Who among any of us is righteous in and of ourselves?  And so let us pray “Lord help me to know my need for you.  Make me well.  Make me whole. Make me new.”   We acknowledge our need for God in a very practical/tangible way when we come to His table.  We say “Come to this table not because you are strong, but because you are weak.”  As we come to the table today, let us come in our weaknesses.  Truly.  It can be a difficult thing for us to do.  We can be proud.  We’re more easily seen through than we know.  Think of job interviews where we’ve been told “Turn your weaknesses into strengths.  Michael Scott had this exchange when interviewing David Wallace for a job at Dunder-Mifflin’s head office in New York City – “Why don’t I tell you what my greatest weaknesses are? I work too hard. I care too much and sometimes I can be too invested in my job.” DW – “Okay, and your strengths?  MS – “Well my weaknesses are actually my strengths.” DW – “Okay. Yes.  Very good.” Michael did not get the job.  Let us come to the table acknowledging where we need the doctor in our lives.  To eat at the table with Jesus is to be made whole.  This story is not simply about having a fun party (though there is joy at the kingdom party).  It’s also about Jesus issuing an invitation to turn, to trust, to be forgiven and to be made whole, to be transformed.
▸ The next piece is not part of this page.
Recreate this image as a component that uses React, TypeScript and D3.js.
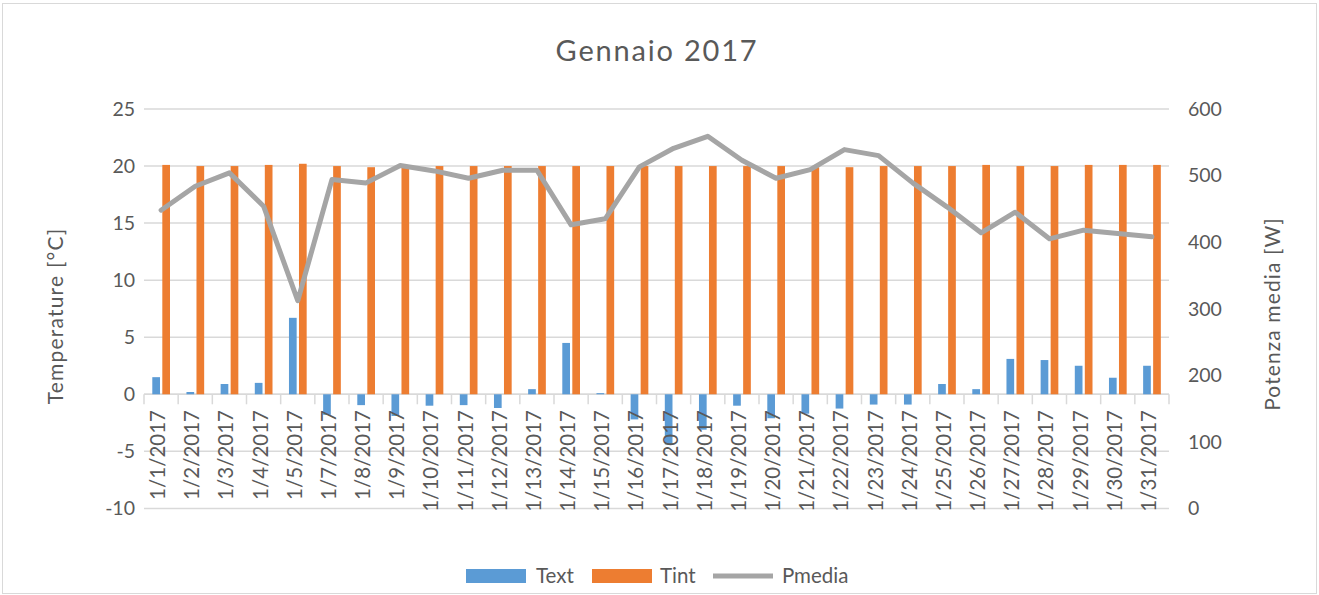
import React from "react";
import * as d3 from "d3";

const categories: string[] = [
  "1/1/2017", "1/2/2017", "1/3/2017", "1/4/2017", "1/5/2017", "1/7/2017", "1/8/2017", "1/9/2017",
  "1/10/2017", "1/11/2017", "1/12/2017", "1/13/2017", "1/14/2017", "1/15/2017", "1/16/2017",
  "1/17/2017", "1/18/2017", "1/19/2017", "1/20/2017", "1/21/2017", "1/22/2017", "1/23/2017",
  "1/24/2017", "1/25/2017", "1/26/2017", "1/27/2017", "1/28/2017", "1/29/2017", "1/30/2017", "1/31/2017",
];
const textValues: number[] = [
  1.5, 0.2, 0.9, 1.0, 6.7, -1.8, -0.95, -1.9, -1.0, -0.95, -1.2, 0.45, 4.5, 0.1, -2.2,
  -4.4, -3.1, -1.0, -2.1, -1.7, -1.25, -0.9, -0.9, 0.9, 0.45, 3.1, 3.0, 2.5, 1.45, 2.5,
];
const tintValues: number[] = [
  20.1, 20.0, 20.0, 20.1, 20.2, 20.0, 19.9, 20.0, 20.0, 20.0, 20.0, 20.0, 20.0, 20.0, 20.0,
  20.0, 20.0, 20.0, 20.0, 19.9, 19.9, 20.0, 20.0, 20.0, 20.1, 20.0, 20.0, 20.1, 20.1, 20.1,
];
const pmediaValues: number[] = [
  448, 484, 504, 454, 312, 494, 489, 515, 507, 496, 508, 508, 426, 435, 513,
  541, 559, 523, 496, 509, 539, 530, 489, 453, 414, 445, 405, 418, 413, 408,
];
const leftTicks: number[] = [-10, -5, 0, 5, 10, 15, 20, 25];
const rightTicks: number[] = [0, 100, 200, 300, 400, 500, 600];

const W = 1319;
const H = 595;
const FONT = "Lato, 'Open Sans', sans-serif";
const TXT = "#595959";
const GRID = "#d9d9d9";
const BLUE = "#5b9bd5";
const ORANGE = "#ed7d31";
const GRAY = "#a5a5a5";

export default function App() {
  const left = 144, right = 1169, top = 109, bottom = 508.4;
  const x = d3.scaleBand<string>().domain(categories).range([left, right]).paddingInner(0).paddingOuter(0);
  const yL = d3.scaleLinear().domain([-10, 25]).range([bottom, top]);
  const yR = d3.scaleLinear().domain([0, 600]).range([bottom, top]);
  const bw = x.bandwidth();
  const barW = bw * 0.225;
  const y0 = yL(0);

  const line = d3
    .line<number>()
    .x((_, i) => (x(categories[i]) as number) + bw / 2)
    .y((d) => yR(d));

  return (
    <svg
      width={W}
      height={H}
      style={{ position: "absolute", left: 0, top: 0, background: "#fff" }}
      fontFamily={FONT}
    >
      <rect x={2.5} y={3.5} width={1314} height={590} fill="#fff" stroke={GRID} strokeWidth={1} />
      <text x={657} y={61} textAnchor="middle" fontSize={29} letterSpacing={1.8} fill={TXT}>
        Gennaio 2017
      </text>

      {leftTicks.map((t) => (
        <line key={"g" + t} x1={left} x2={right} y1={yL(t)} y2={yL(t)} stroke={GRID} strokeWidth={1.5} />
      ))}
      {leftTicks.map((t) => (
        <text key={"l" + t} x={135} y={yL(t)} dy="0.35em" textAnchor="end" fontSize={19.5} fill={TXT}>
          {t}
        </text>
      ))}
      {rightTicks.map((t) => (
        <text key={"r" + t} x={1188} y={yR(t)} dy="0.35em" textAnchor="start" fontSize={19.5} fill={TXT}>
          {t}
        </text>
      ))}

      {/* x axis at 0 */}
      <line x1={left} x2={right} y1={y0} y2={y0} stroke={GRID} strokeWidth={1.5} />
      {d3.range(categories.length + 1).map((i) => {
        const xx = left + i * bw;
        return <line key={"t" + i} x1={xx} x2={xx} y1={y0} y2={y0 + 10} stroke={GRID} strokeWidth={1.5} />;
      })}

      {categories.map((c, i) => {
        const x0 = x(c) as number;
        const tv = textValues[i];
        const iv = tintValues[i];
        return (
          <g key={"b" + c}>
            <rect x={x0 + bw * 0.243} y={Math.min(yL(tv), y0)} width={barW} height={Math.abs(yL(tv) - y0)} fill={BLUE} />
            <rect x={x0 + bw * 0.536} y={Math.min(yL(iv), y0)} width={barW} height={Math.abs(yL(iv) - y0)} fill={ORANGE} />
          </g>
        );
      })}

      {categories.map((c) => {
        const cx = (x(c) as number) + bw / 2 + 4;
        return (
          <text
            key={"x" + c}
            transform={`translate(${cx},${410}) rotate(-90)`}
            textAnchor="end"
            fontSize={20.5}
            fill={TXT}
          >
            {c}
          </text>
        );
      })}

      <path d={line(pmediaValues) as string} fill="none" stroke={GRAY} strokeWidth={5} strokeLinejoin="round" strokeLinecap="round" />

      <text transform={`translate(63,316) rotate(-90)`} textAnchor="middle" fontSize={21} letterSpacing={1.2} fill={TXT}>
        Temperature [°C]
      </text>
      <text transform={`translate(1280,314) rotate(-90)`} textAnchor="middle" fontSize={21} letterSpacing={1.1} fill={TXT}>
        Potenza media [W]
      </text>

      {/* legend */}
      <rect x={466} y={569} width={60} height={14} fill={BLUE} />
      <text x={536} y={583} fontSize={20.5} fill={TXT}>Text</text>
      <rect x={592} y={569} width={60} height={14} fill={ORANGE} />
      <text x={660} y={583} fontSize={20.5} fill={TXT}>Tint</text>
      <line x1={713} x2={773} y1={576} y2={576} stroke={GRAY} strokeWidth={5} />
      <text x={782} y={583} fontSize={20.5} fill={TXT}>Pmedia</text>
    </svg>
  );
}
This leads us to what this story means to us about the tables that we eat at, the people who we invite, and the invitations that we accept.  I’m talking about actually eating now.  Eating is the great equalizer.  It expresses a human commonality.  It’s something we all have to do.  Consider the question “Why does he eat with tax collectors and sinners?” Consider the call on our lives collectively to be Christ’s body, to do Christ’s work in the world.  How are Jesus’ actions here reflected in our own lives?  Someone has put the question like this -  “What witness do meals in our churches and homes bear to Jesus’ teaching in word and deed about calling ‘outcasts” to himself through table fellowship?”  I leave that question before us all.  We’ve practiced table fellowship here for many years on a Saturday night?  We had a taste of it at a hamburger cook-out at Yorkminster Park Baptist in April.  How can we resume that practice?  How can we make it more “let’s eat together” and less “let me serve you.” Or maybe “Let’s serve each other” would be best.  Let’s continue to ask the questions and look to answers from the doctor, our Great Physician whose invitation to the table we accept today.